# TOMEI LSD For USDM Rearend/USDM rearend durability issues



## zombiesid1 (Dec 11, 2003)

I saw in TPR magazine(which, despite its cover tagline: "no girls no gimmicks just boost cams and civics" seems to be 240sx biased) this Tomei LSD that was made for the USDM housing! Has anybody tried it out? whats the difference with the JDM one? I'm a professional technician and I build rearends all the time, are the bearings different? I know the JDM center section has different axle flanges to accomodate the japanese dual rzeppa CV style axles, vs. the USDM tripod CV axles. But are the bearings different? I basically want to know if it's worth getting a JDM center section vs. just putting in the tomei diff. If it cooks in the future, I don't wanna be 2 months out on bearings or forced to go to bearings unlimited and pay them $$$ for stuff I could get at napa(hey, a bearing is a bearing is a bearing-who cares if it's from napa). Also, has anybody busted a CV joint on their rear axles? Maybe I'm going overkill with a JDM center section.

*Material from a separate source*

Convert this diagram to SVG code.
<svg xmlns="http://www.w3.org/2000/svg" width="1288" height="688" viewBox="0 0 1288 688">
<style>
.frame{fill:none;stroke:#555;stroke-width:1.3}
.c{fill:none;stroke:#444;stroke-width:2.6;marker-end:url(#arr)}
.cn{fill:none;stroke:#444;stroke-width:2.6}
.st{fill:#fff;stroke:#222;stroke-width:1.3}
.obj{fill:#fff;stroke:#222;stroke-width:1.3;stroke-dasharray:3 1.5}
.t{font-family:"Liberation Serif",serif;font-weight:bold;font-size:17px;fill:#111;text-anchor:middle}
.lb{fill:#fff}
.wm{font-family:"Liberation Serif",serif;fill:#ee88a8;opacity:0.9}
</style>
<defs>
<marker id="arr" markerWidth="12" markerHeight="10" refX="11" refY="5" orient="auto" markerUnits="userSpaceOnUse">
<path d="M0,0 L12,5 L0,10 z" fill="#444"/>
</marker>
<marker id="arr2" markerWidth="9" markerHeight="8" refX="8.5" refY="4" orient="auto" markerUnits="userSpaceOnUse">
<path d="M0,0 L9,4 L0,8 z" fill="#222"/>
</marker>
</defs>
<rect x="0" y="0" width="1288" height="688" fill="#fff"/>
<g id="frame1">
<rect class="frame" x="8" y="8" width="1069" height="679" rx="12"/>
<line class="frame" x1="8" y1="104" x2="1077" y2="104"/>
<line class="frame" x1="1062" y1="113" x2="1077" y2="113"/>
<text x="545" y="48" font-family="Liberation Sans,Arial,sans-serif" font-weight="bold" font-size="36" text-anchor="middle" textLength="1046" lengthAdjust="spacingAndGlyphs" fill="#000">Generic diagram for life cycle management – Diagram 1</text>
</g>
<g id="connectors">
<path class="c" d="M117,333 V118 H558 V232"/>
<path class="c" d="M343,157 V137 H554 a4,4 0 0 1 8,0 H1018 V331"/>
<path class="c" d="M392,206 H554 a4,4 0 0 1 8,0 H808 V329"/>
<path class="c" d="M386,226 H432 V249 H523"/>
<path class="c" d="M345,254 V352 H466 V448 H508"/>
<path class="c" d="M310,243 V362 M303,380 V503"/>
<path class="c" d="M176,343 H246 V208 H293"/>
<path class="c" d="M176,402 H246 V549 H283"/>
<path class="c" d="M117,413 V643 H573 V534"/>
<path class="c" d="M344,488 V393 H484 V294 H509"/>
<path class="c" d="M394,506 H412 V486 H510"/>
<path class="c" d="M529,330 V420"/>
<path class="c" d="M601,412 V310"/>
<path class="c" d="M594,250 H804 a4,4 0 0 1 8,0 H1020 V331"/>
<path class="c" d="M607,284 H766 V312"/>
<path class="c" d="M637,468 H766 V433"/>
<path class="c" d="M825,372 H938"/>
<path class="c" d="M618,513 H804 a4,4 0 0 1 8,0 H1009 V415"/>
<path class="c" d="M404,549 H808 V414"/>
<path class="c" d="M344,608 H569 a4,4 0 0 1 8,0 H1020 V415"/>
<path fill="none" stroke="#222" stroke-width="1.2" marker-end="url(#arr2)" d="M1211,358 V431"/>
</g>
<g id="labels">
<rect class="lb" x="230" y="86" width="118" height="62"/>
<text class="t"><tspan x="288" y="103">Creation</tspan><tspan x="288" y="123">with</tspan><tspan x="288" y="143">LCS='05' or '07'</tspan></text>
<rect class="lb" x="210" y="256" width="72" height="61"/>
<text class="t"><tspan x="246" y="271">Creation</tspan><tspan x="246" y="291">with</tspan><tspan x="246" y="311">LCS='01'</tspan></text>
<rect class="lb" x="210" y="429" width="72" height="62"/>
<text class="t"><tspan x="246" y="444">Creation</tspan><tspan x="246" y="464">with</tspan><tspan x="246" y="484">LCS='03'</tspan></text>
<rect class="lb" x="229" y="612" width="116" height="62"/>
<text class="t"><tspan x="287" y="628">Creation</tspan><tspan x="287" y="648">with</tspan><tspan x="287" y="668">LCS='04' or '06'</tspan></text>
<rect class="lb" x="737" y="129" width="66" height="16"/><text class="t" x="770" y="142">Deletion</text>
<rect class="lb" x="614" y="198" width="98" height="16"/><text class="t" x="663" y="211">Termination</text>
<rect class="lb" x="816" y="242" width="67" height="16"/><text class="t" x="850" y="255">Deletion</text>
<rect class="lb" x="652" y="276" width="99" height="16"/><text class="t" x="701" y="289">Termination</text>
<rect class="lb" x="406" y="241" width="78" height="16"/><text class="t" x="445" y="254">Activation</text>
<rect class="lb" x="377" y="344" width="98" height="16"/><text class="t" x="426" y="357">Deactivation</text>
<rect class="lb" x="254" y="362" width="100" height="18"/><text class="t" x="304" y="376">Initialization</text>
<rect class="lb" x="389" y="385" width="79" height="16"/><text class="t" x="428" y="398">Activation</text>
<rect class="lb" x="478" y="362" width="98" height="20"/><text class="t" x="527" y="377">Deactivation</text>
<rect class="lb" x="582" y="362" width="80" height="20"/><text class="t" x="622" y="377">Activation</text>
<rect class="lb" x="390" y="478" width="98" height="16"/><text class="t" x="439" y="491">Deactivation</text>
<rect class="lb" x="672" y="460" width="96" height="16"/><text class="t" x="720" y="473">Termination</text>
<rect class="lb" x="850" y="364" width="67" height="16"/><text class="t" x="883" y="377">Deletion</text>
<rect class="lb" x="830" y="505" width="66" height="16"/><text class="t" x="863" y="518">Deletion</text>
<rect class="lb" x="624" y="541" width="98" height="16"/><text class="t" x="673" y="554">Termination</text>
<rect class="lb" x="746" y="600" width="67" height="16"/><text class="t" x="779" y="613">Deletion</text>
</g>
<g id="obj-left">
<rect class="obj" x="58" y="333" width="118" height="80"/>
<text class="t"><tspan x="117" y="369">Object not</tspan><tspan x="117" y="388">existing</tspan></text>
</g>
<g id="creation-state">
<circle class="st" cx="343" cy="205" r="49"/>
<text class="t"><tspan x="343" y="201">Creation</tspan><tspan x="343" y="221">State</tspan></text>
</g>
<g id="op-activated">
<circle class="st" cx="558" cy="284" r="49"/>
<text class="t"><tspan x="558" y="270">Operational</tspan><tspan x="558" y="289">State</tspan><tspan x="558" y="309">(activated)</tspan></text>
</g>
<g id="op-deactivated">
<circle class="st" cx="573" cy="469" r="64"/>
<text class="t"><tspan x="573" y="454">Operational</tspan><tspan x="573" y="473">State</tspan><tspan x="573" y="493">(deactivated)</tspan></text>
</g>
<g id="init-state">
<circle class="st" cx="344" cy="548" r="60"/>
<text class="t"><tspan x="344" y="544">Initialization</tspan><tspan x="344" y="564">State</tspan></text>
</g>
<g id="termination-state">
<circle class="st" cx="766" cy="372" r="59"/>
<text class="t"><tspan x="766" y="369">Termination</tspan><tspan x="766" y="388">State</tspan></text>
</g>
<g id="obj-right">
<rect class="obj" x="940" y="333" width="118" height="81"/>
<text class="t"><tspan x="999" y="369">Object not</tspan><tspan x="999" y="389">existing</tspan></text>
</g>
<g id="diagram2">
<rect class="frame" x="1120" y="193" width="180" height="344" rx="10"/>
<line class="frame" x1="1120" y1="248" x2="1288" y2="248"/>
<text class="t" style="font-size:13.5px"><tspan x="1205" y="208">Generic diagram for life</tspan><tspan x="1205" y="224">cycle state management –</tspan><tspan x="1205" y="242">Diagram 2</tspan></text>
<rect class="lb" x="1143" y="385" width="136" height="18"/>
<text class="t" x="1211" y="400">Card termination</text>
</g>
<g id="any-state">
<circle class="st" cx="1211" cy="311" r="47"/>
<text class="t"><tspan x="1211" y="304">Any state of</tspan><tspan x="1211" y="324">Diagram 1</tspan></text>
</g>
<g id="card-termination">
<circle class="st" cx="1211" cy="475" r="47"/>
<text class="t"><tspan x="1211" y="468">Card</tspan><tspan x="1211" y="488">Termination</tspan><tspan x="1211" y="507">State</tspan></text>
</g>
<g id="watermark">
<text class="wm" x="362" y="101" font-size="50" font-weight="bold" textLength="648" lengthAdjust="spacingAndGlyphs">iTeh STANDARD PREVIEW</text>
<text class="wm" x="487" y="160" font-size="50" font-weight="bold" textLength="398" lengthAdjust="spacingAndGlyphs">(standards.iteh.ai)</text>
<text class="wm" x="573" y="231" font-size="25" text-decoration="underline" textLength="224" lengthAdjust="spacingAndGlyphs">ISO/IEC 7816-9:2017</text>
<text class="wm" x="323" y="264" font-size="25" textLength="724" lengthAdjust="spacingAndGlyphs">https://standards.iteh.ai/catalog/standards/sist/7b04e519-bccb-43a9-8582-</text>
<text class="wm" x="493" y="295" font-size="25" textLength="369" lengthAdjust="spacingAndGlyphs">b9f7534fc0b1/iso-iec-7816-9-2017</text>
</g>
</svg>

Hot rod mentality: If a little is good, a whole lot is better. 


:dumbass: Dan


----------



## Enthalpy (Mar 17, 2004)

the housings are the same. the Tomei LSD probably includes the output flanges that work with the USDM axles...that is the only real differenece. I have never seen anyone break a CV on an S13. i have seen one person shear off the axles...but that was a 500+ hp car doing a 7000rpm clutch dump on slicks.


----------



## KA24Tech (Feb 2, 2004)

I agree with Enthalpy the USDM R200 rear diff. is very strong it just needs a good LSD like the Tomei to make it great... Until you get to 500+ hp on slicks thats when you have to worry about parts around the diff like clutches, axles, driveshafts, etc.

Troy


----------



## Joel (Jun 11, 2003)

The US R200 came with an open centre? The JDM diffs were R180 for open and R200 for LSD. The issue was it was bad to put an LSD centre in the R180 housing becasue of cooling issues. Im probably completely wrong though...


----------



## KA24Tech (Feb 2, 2004)

Joel said:


> The US R200 came with an open centre? The JDM diffs were R180 for open and R200 for LSD. The issue was it was bad to put an LSD centre in the R180 housing becasue of cooling issues. Im probably completely wrong though...

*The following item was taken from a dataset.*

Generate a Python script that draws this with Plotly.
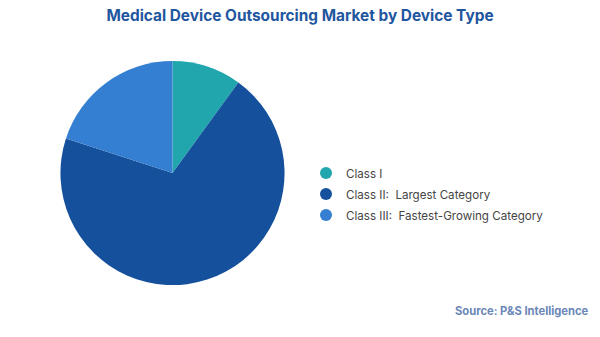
import plotly.graph_objects as go

categories = ["Class I", "Class II:  Largest Category", "Class III:  Fastest-Growing Category"]
values = [10, 70, 20]
colors = ["#21a6ad", "#15509c", "#347fd1"]

fig = go.Figure()
fig.add_trace(go.Pie(
    labels=categories, values=values, sort=False, direction="clockwise", rotation=0,
    marker=dict(colors=colors, line=dict(width=0)),
    textinfo="none", hoverinfo="label+percent", showlegend=False,
    domain=dict(x=[0.1, 0.475], y=[0.154, 0.819]),
))
for i, (c, col) in enumerate(zip(categories, colors)):
    fig.add_trace(go.Scatter(x=[None], y=[None], mode="markers", name=c,
                             legendgroup=f"g{i}",
                             marker=dict(symbol="circle", size=10, color=col)))

fig.update_layout(
    width=600, height=337,
    margin=dict(l=0, r=0, t=0, b=0),
    paper_bgcolor="white", plot_bgcolor="white",
    font=dict(family="Inter, Open Sans, sans-serif", color="#444444"),
    xaxis=dict(visible=False), yaxis=dict(visible=False),
    title=dict(text="<b>Medical Device Outsourcing Market by Device Type</b>",
               x=0.5, xanchor="center", y=0.955, yanchor="middle",
               font=dict(size=15.4, color="#1f56a0")),
    legend=dict(x=0.51, y=0.424, xanchor="left", yanchor="middle",
                font=dict(size=11.6, color="#444444"), itemsizing="constant",
                tracegroupgap=2, bgcolor="rgba(0,0,0,0)"),
    annotations=[dict(text="<b>Source: P&S Intelligence</b>", xref="paper", yref="paper",
                      x=0.985, y=0.077, xanchor="right", yanchor="middle", showarrow=False,
                      font=dict(size=11.2, color="#6b87b8"))],
)
fig.write_html("out.html")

Yeah it is crazy that we got the R200 w/ the open diff. I think that Nissan was looking for a reliable beefy diff. to back up the KA, but they must have believed it was beyond the long term capacity of the R180. However Subarus in the US run R180s (except on the STi) w/ a factory viscous and they don't have any issues, then again they are dividing the power between the front and rear... 

Troy


----------



## Enthalpy (Mar 17, 2004)

the higher power WRX's do have diff problems. I'ts just that most WRX owners arent into making enough power to break them


----------



## KA24Tech (Feb 2, 2004)

Enthalpy said:


> the higher power WRX's do have diff problems. I'ts just that most WRX owners arent into making enough power to break them


The 5 speed trans is the weak point in the Subaru drivetrain. I have rarely seen a problem with the rear R180 diff other than people running different diameter tires on the rear, no/low gear oil or making so much power that an axle breaks. We have lots of Subarus here in Colorado (highest per capita in the North America) and I know a few that are producing 450-500 WHP, the diff is not an issue.

By the way Subau uses many Nissan produced parts so they can't be all that bad.

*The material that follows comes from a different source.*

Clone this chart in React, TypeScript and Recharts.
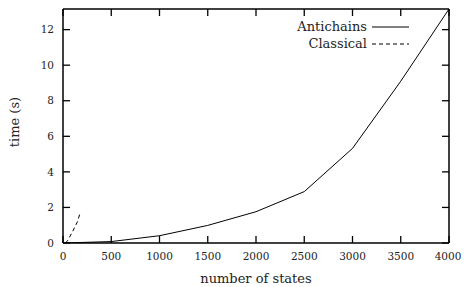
import React from 'react';
import { LineChart, Line, XAxis, YAxis, ReferenceLine } from 'recharts';

const antichainStates = [0, 500, 1000, 1500, 2000, 2500, 3000, 3500, 4000];
const antichainTimes = [0, 0.08, 0.41, 0.99, 1.76, 2.89, 5.32, 9.1, 13.16];
const classicalStates = [25, 50, 100, 150, 175];
const classicalTimes = [0, 0.15, 0.65, 1.2, 1.65];
const xTicks = [0, 500, 1000, 1500, 2000, 2500, 3000, 3500, 4000];
const yTicks = [0, 2, 4, 6, 8, 10, 12];
const seriesNames = ['Antichains', 'Classical'];

const antichains = antichainStates.map((x, i) => ({ x, y: antichainTimes[i] }));
const classical = classicalStates.map((x, i) => ({ x, y: classicalTimes[i] }));

const X_MAX = 4000;
const Y_MAX = 13.16;
const W = 464;
const H = 287;
const M = { top: 8, right: 14, left: 0, bottom: 0 };
const Y_AXIS_W = 63;
const X_AXIS_H = 44;
const PLOT_W = W - M.left - M.right - Y_AXIS_W - 1;
const PLOT_H = H - M.top - M.bottom - X_AXIS_H - 1;
const TICK_PX = 7;
const tickDX = (TICK_PX * X_MAX) / PLOT_W; // tick length in data units
const tickDY = (TICK_PX * Y_MAX) / PLOT_H;

const FONT = '"DejaVu Serif", serif';
const INK = '#222';

const BottomTick = ({ x, y, payload }: any) => (
    <text x={x} y={y} dy="0.355em" textAnchor="middle" fontFamily={FONT} fontSize={10.5} fill={INK}>{payload.value}</text>
);
const LeftTick = ({ x, y, payload }: any) => (
    <text x={x} y={y} dy="0.355em" textAnchor="end" fontFamily={FONT} fontSize={10.5} fill={INK}>{payload.value}</text>
);
const NoTick = () => <g />;

const frame = { stroke: '#000', strokeWidth: 1.5 };
const mark = { stroke: '#000', strokeWidth: 1.3, ifOverflow: 'visible' as const, xAxisId: 'main', yAxisId: 'main' };

export default function App() {
    return (
        <div style={{ position: 'absolute', left: 0, top: 0, width: W, height: H, background: '#fff', fontFamily: FONT }}>
            <LineChart width={W} height={H} margin={M} style={{ fontFamily: FONT }}>
                <XAxis xAxisId="main" type="number" dataKey="x" domain={[0, X_MAX]} ticks={xTicks} allowDataOverflow
                    tickSize={0} tickMargin={13} tickLine={false} axisLine={frame} height={X_AXIS_H} tick={<BottomTick />}
                    label={{ value: 'number of states', position: 'insideBottom', offset: 4, style: { fontFamily: FONT, fontSize: 13, fill: INK } }} />
                <XAxis xAxisId="top" type="number" dataKey="x" domain={[0, X_MAX]} ticks={xTicks} allowDataOverflow
                    orientation="top" height={1} tickSize={0} tickMargin={0} tickLine={false} axisLine={frame} tick={<NoTick />} />
                <YAxis yAxisId="main" type="number" dataKey="y" domain={[0, Y_MAX]} ticks={yTicks} allowDataOverflow
                    tickSize={0} tickMargin={9} tickLine={false} axisLine={frame} width={Y_AXIS_W} tick={<LeftTick />}
                    label={{ value: 'time (s)', angle: -90, position: 'insideLeft', offset: 14, dy: -4, style: { fontFamily: FONT, fontSize: 13, fill: INK, textAnchor: 'middle' } }} />
                <YAxis yAxisId="right" type="number" dataKey="y" domain={[0, Y_MAX]} ticks={yTicks} allowDataOverflow
                    orientation="right" width={1} tickSize={0} tickMargin={0} tickLine={false} axisLine={frame} tick={<NoTick />} />
                {xTicks.map((t) => (
                    <ReferenceLine key={`b${t}`} {...mark} segment={[{ x: t, y: 0 }, { x: t, y: tickDY }]} />
                ))}
                {xTicks.map((t) => (
                    <ReferenceLine key={`t${t}`} {...mark} segment={[{ x: t, y: Y_MAX }, { x: t, y: Y_MAX - tickDY }]} />
                ))}
                {yTicks.map((t) => (
                    <ReferenceLine key={`l${t}`} {...mark} segment={[{ x: 0, y: t }, { x: tickDX, y: t }]} />
                ))}
                {yTicks.map((t) => (
                    <ReferenceLine key={`r${t}`} {...mark} segment={[{ x: X_MAX, y: t }, { x: X_MAX - tickDX, y: t }]} />
                ))}
                <Line xAxisId="main" yAxisId="main" data={antichains} dataKey="y" name={seriesNames[0]} type="linear"
                    stroke="#000" strokeWidth={1} dot={false} isAnimationActive={false} />
                <Line xAxisId="top" yAxisId="right" data={classical} dataKey="y" name={seriesNames[1]} type="linear"
                    stroke="#000" strokeWidth={1} strokeDasharray="4 3" dot={false} isAnimationActive={false} />
            </LineChart>
            <div style={{ position: 'absolute', right: 54, top: 18, fontSize: 13, color: INK }}>
                {seriesNames.map((name, i) => (
                    <div key={name} style={{ display: 'flex', alignItems: 'center', justifyContent: 'flex-end', height: 17 }}>
                        <span>{name}</span>
                        <svg width={38} height={10} style={{ marginLeft: 5 }}>
                            <line x1={0} y1={5} x2={37} y2={5} stroke="#000" strokeWidth={1} strokeDasharray={i === 1 ? '4 3' : undefined} />
                        </svg>
                    </div>
                ))}
            </div>
        </div>
    );
}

Back to our previous posting already in progress...

Troy


----------



## Enthalpy (Mar 17, 2004)

KA24Tech said:


> The 5 speed trans is the weak point in the Subaru drivetrain. I have rarely seen a problem with the rear R180 diff other than people running different diameter tires on the rear, no/low gear oil or making so much power that an axle breaks. We have lots of Subarus here in Colorado (highest per capita in the North America) and I know a few that are producing 450-500 WHP, the diff is not an issue.
> 
> By the way Subau uses many Nissan produced parts so they can't be all that bad.
> 
> ...



Ok cool. One of my buddies locally has a WRX wiht a KAAZ gearset becasue he ate up the 5 spd. he said that after the gearset the rear diff was the next to go if you are into drags.


----------



## morepower2 (Apr 19, 2002)

KA24Tech said:


> Yeah it is crazy that we got the R200 w/ the open diff. I think that Nissan was looking for a reliable beefy diff. to back up the KA, but they must have believed it was beyond the long term capacity of the R180. However Subarus in the US run R180s (except on the STi) w/ a factory viscous and they don't have any issues, then again they are dividing the power between the front and rear...
> 
> Troy


Suprisingly the old school IMSA GTO 280ZX's had nearly 1000 hp and they ran through R200 diffs with Nismo LSD's with no problems. The only consession was a diff oil cooler and pump. Some 300ZXTT guys run the NA R200 so they can have more choices in gear ratios than the poorly aftermarket support but stronger R230. The Skyline GTR has a R200 rear diff as well and some of those put out over 1000 hp and you don't hear about diff problems in those.

Mike

Mike


----------